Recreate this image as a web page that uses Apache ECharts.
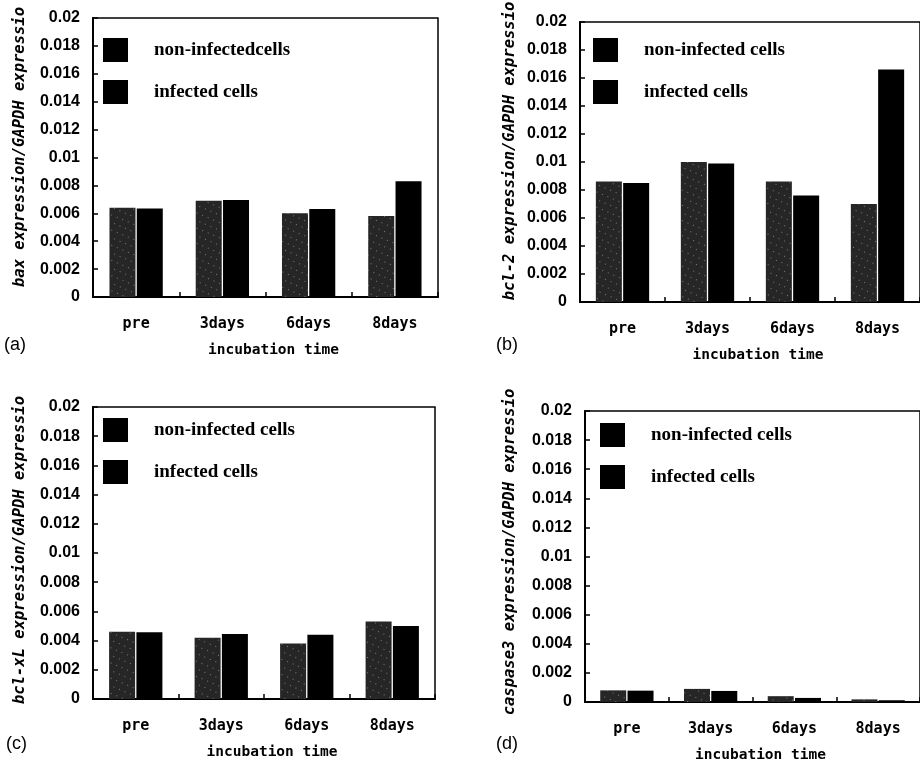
<!DOCTYPE html>
<html>
<head>
<meta charset="utf-8">
<script src="https://cdn.jsdelivr.net/npm/echarts@6/dist/echarts.min.js"></script>
<style>
html,body{margin:0;padding:0;background:#fff;}
#chart{width:920px;height:764px;}
</style>
</head>
<body>
<div id="chart"></div>
<script>
const categories = ['pre', '3days', '6days', '8days'];
const baxNon = [0.0064, 0.0069, 0.0060, 0.0058];
const baxInf = [0.00635, 0.00695, 0.0063, 0.0083];
const bcl2Non = [0.0086, 0.0100, 0.0086, 0.0070];
const bcl2Inf = [0.0085, 0.0099, 0.0076, 0.0166];
const bclxlNon = [0.0046, 0.0042, 0.0038, 0.0053];
const bclxlInf = [0.00457, 0.00446, 0.0044, 0.0050];
const casp3Non = [0.0008, 0.0009, 0.0004, 0.00018];
const casp3Inf = [0.00078, 0.00076, 0.00028, 0.00012];

const legendA = ['non-infectedcells', 'infected cells'];
const legendB = ['non-infected cells', 'infected cells'];
const yNames = ['bax expression/GAPDH expressio', 'bcl-2 expression/GAPDH expressio', 'bcl-xL expression/GAPDH expressio', 'caspase3 expression/GAPDH expressio'];
const panelLetters = ['(a)', '(b)', '(c)', '(d)'];
const xName = 'incubation time';

const panels = [
  {grid: {left: 93, top: 18, width: 345, height: 279}, non: baxNon, inf: baxInf, leg: legendA, legPos: {left: 103, top: 38}, yName: {x: 20, y: 147}, letter: {x: 4, y: 345}},
  {grid: {left: 580, top: 22, width: 344, height: 280}, non: bcl2Non, inf: bcl2Inf, leg: legendB, legPos: {left: 593, top: 38}, yName: {x: 510, y: 151}, letter: {x: 496, y: 345}},
  {grid: {left: 93, top: 407, width: 342, height: 292}, non: bclxlNon, inf: bclxlInf, leg: legendB, legPos: {left: 103, top: 418}, yName: {x: 20, y: 550}, letter: {x: 6, y: 744}},
  {grid: {left: 585, top: 411, width: 346, height: 291}, non: casp3Non, inf: casp3Inf, leg: legendB, legPos: {left: 600, top: 423}, yName: {x: 510, y: 552}, letter: {x: 496, y: 744}}
];

const grids = [], xAxes = [], yAxes = [], series = [], legends = [], graphics = [];
panels.forEach((p, i) => {
  grids.push(Object.assign({show: true, borderColor: '#000', borderWidth: 1.5, backgroundColor: 'transparent'}, p.grid));
  xAxes.push({
    type: 'category', gridIndex: i, data: categories,
    axisLine: {lineStyle: {color: '#000', width: 2}},
    axisTick: {show: true, inside: true, length: 5, lineStyle: {color: '#000', width: 1.5}},
    axisLabel: {color: '#000', fontFamily: 'DejaVu Sans Mono', fontWeight: 'bold', fontSize: 15, margin: 20},
    name: xName, nameLocation: 'middle', nameGap: 46,
    nameTextStyle: {color: '#000', fontFamily: 'DejaVu Sans Mono', fontSize: 14.5, fontWeight: 'bold', padding: [0, 0, 0, 16]}
  });
  yAxes.push({
    type: 'value', gridIndex: i, min: 0, max: 0.02, interval: 0.002,
    axisLine: {show: true, lineStyle: {color: '#000', width: 2}},
    axisTick: {show: true, inside: true, length: 5, lineStyle: {color: '#000', width: 1.5}},
    splitLine: {show: false},
    axisLabel: {color: '#000', fontFamily: 'Liberation Sans', fontWeight: 'bold', fontSize: 16, margin: 13}
  });
  series.push({
    name: p.leg[0], type: 'bar', xAxisIndex: i, yAxisIndex: i, data: p.non,
    barWidth: 26, barGap: '5%',
    itemStyle: {color: '#262626', decal: {symbol: 'rect', symbolSize: 1, color: 'rgba(255,255,255,0.4)', dashArrayX: [1, 5], dashArrayY: [1, 6], rotation: 0.4}}
  });
  series.push({
    name: p.leg[1], type: 'bar', xAxisIndex: i, yAxisIndex: i, data: p.inf,
    barWidth: 26, barGap: '5%',
    itemStyle: {color: '#000'}
  });
  legends.push({
    orient: 'vertical', left: p.legPos.left, top: p.legPos.top, padding: 0,
    itemWidth: 25, itemHeight: 24, itemGap: 18, icon: 'rect', selectedMode: false,
    data: p.leg.map(n => ({name: n, itemStyle: {color: '#000', decal: 'none'}})),
    textStyle: {color: '#000', fontFamily: 'Liberation Serif', fontSize: 19, fontWeight: 'bold', padding: [10, 0, 0, 21]}
  });
  graphics.push({
    type: 'text', x: p.yName.x, y: p.yName.y, rotation: Math.PI / 2,
    style: {text: yNames[i], fill: '#000', font: 'italic bold 15.5px "DejaVu Sans Mono"', textAlign: 'center', textVerticalAlign: 'middle'}
  });
  graphics.push({
    type: 'text', x: p.letter.x, y: p.letter.y,
    style: {text: panelLetters[i], fill: '#000', font: '18px "Liberation Sans"', textAlign: 'left', textVerticalAlign: 'middle'}
  });
});

const chart = echarts.init(document.getElementById('chart'));
chart.setOption({
  animation: false,
  backgroundColor: '#fff',
  grid: grids, xAxis: xAxes, yAxis: yAxes, series: series, legend: legends, graphic: graphics
});
</script>
</body>
</html>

____________

- The problem:
Give the data again exactly as written, with all pictures left out.

- Solution to the exercise:
Recreate this image as a web page that uses Apache ECharts.
<!DOCTYPE html>
<html>
<head>
<meta charset="utf-8">
<script src="https://cdn.jsdelivr.net/npm/echarts@6/dist/echarts.min.js"></script>
<style>
html,body{margin:0;padding:0;background:#fff;}
#chart{width:920px;height:764px;}
</style>
</head>
<body>
<div id="chart"></div>
<script>
const categories = ['pre', '3days', '6days', '8days'];
const baxNon = [0.0064, 0.0069, 0.0060, 0.0058];
const baxInf = [0.00635, 0.00695, 0.0063, 0.0083];
const bcl2Non = [0.0086, 0.0100, 0.0086, 0.0070];
const bcl2Inf = [0.0085, 0.0099, 0.0076, 0.0166];
const bclxlNon = [0.0046, 0.0042, 0.0038, 0.0053];
const bclxlInf = [0.00457, 0.00446, 0.0044, 0.0050];
const casp3Non = [0.0008, 0.0009, 0.0004, 0.00018];
const casp3Inf = [0.00078, 0.00076, 0.00028, 0.00012];

const legendA = ['non-infectedcells', 'infected cells'];
const legendB = ['non-infected cells', 'infected cells'];
const yNames = ['bax expression/GAPDH expressio', 'bcl-2 expression/GAPDH expressio', 'bcl-xL expression/GAPDH expressio', 'caspase3 expression/GAPDH expressio'];
const panelLetters = ['(a)', '(b)', '(c)', '(d)'];
const xName = 'incubation time';

const panels = [
  {grid: {left: 93, top: 18, width: 345, height: 279}, non: baxNon, inf: baxInf, leg: legendA, legPos: {left: 103, top: 38}, yName: {x: 20, y: 147}, letter: {x: 4, y: 345}},
  {grid: {left: 580, top: 22, width: 344, height: 280}, non: bcl2Non, inf: bcl2Inf, leg: legendB, legPos: {left: 593, top: 38}, yName: {x: 510, y: 151}, letter: {x: 496, y: 345}},
  {grid: {left: 93, top: 407, width: 342, height: 292}, non: bclxlNon, inf: bclxlInf, leg: legendB, legPos: {left: 103, top: 418}, yName: {x: 20, y: 550}, letter: {x: 6, y: 744}},
  {grid: {left: 585, top: 411, width: 346, height: 291}, non: casp3Non, inf: casp3Inf, leg: legendB, legPos: {left: 600, top: 423}, yName: {x: 510, y: 552}, letter: {x: 496, y: 744}}
];

const grids = [], xAxes = [], yAxes = [], series = [], legends = [], graphics = [];
panels.forEach((p, i) => {
  grids.push(Object.assign({show: true, borderColor: '#000', borderWidth: 1.5, backgroundColor: 'transparent'}, p.grid));
  xAxes.push({
    type: 'category', gridIndex: i, data: categories,
    axisLine: {lineStyle: {color: '#000', width: 2}},
    axisTick: {show: true, inside: true, length: 5, lineStyle: {color: '#000', width: 1.5}},
    axisLabel: {color: '#000', fontFamily: 'DejaVu Sans Mono', fontWeight: 'bold', fontSize: 15, margin: 20},
    name: xName, nameLocation: 'middle', nameGap: 46,
    nameTextStyle: {color: '#000', fontFamily: 'DejaVu Sans Mono', fontSize: 14.5, fontWeight: 'bold', padding: [0, 0, 0, 16]}
  });
  yAxes.push({
    type: 'value', gridIndex: i, min: 0, max: 0.02, interval: 0.002,
    axisLine: {show: true, lineStyle: {color: '#000', width: 2}},
    axisTick: {show: true, inside: true, length: 5, lineStyle: {color: '#000', width: 1.5}},
    splitLine: {show: false},
    axisLabel: {color: '#000', fontFamily: 'Liberation Sans', fontWeight: 'bold', fontSize: 16, margin: 13}
  });
  series.push({
    name: p.leg[0], type: 'bar', xAxisIndex: i, yAxisIndex: i, data: p.non,
    barWidth: 26, barGap: '5%',
    itemStyle: {color: '#262626', decal: {symbol: 'rect', symbolSize: 1, color: 'rgba(255,255,255,0.4)', dashArrayX: [1, 5], dashArrayY: [1, 6], rotation: 0.4}}
  });
  series.push({
    name: p.leg[1], type: 'bar', xAxisIndex: i, yAxisIndex: i, data: p.inf,
    barWidth: 26, barGap: '5%',
    itemStyle: {color: '#000'}
  });
  legends.push({
    orient: 'vertical', left: p.legPos.left, top: p.legPos.top, padding: 0,
    itemWidth: 25, itemHeight: 24, itemGap: 18, icon: 'rect', selectedMode: false,
    data: p.leg.map(n => ({name: n, itemStyle: {color: '#000', decal: 'none'}})),
    textStyle: {color: '#000', fontFamily: 'Liberation Serif', fontSize: 19, fontWeight: 'bold', padding: [10, 0, 0, 21]}
  });
  graphics.push({
    type: 'text', x: p.yName.x, y: p.yName.y, rotation: Math.PI / 2,
    style: {text: yNames[i], fill: '#000', font: 'italic bold 15.5px "DejaVu Sans Mono"', textAlign: 'center', textVerticalAlign: 'middle'}
  });
  graphics.push({
    type: 'text', x: p.letter.x, y: p.letter.y,
    style: {text: panelLetters[i], fill: '#000', font: '18px "Liberation Sans"', textAlign: 'left', textVerticalAlign: 'middle'}
  });
});

const chart = echarts.init(document.getElementById('chart'));
chart.setOption({
  animation: false,
  backgroundColor: '#fff',
  grid: grids, xAxis: xAxes, yAxis: yAxes, series: series, legend: legends, graphic: graphics
});
</script>
</body>
</html>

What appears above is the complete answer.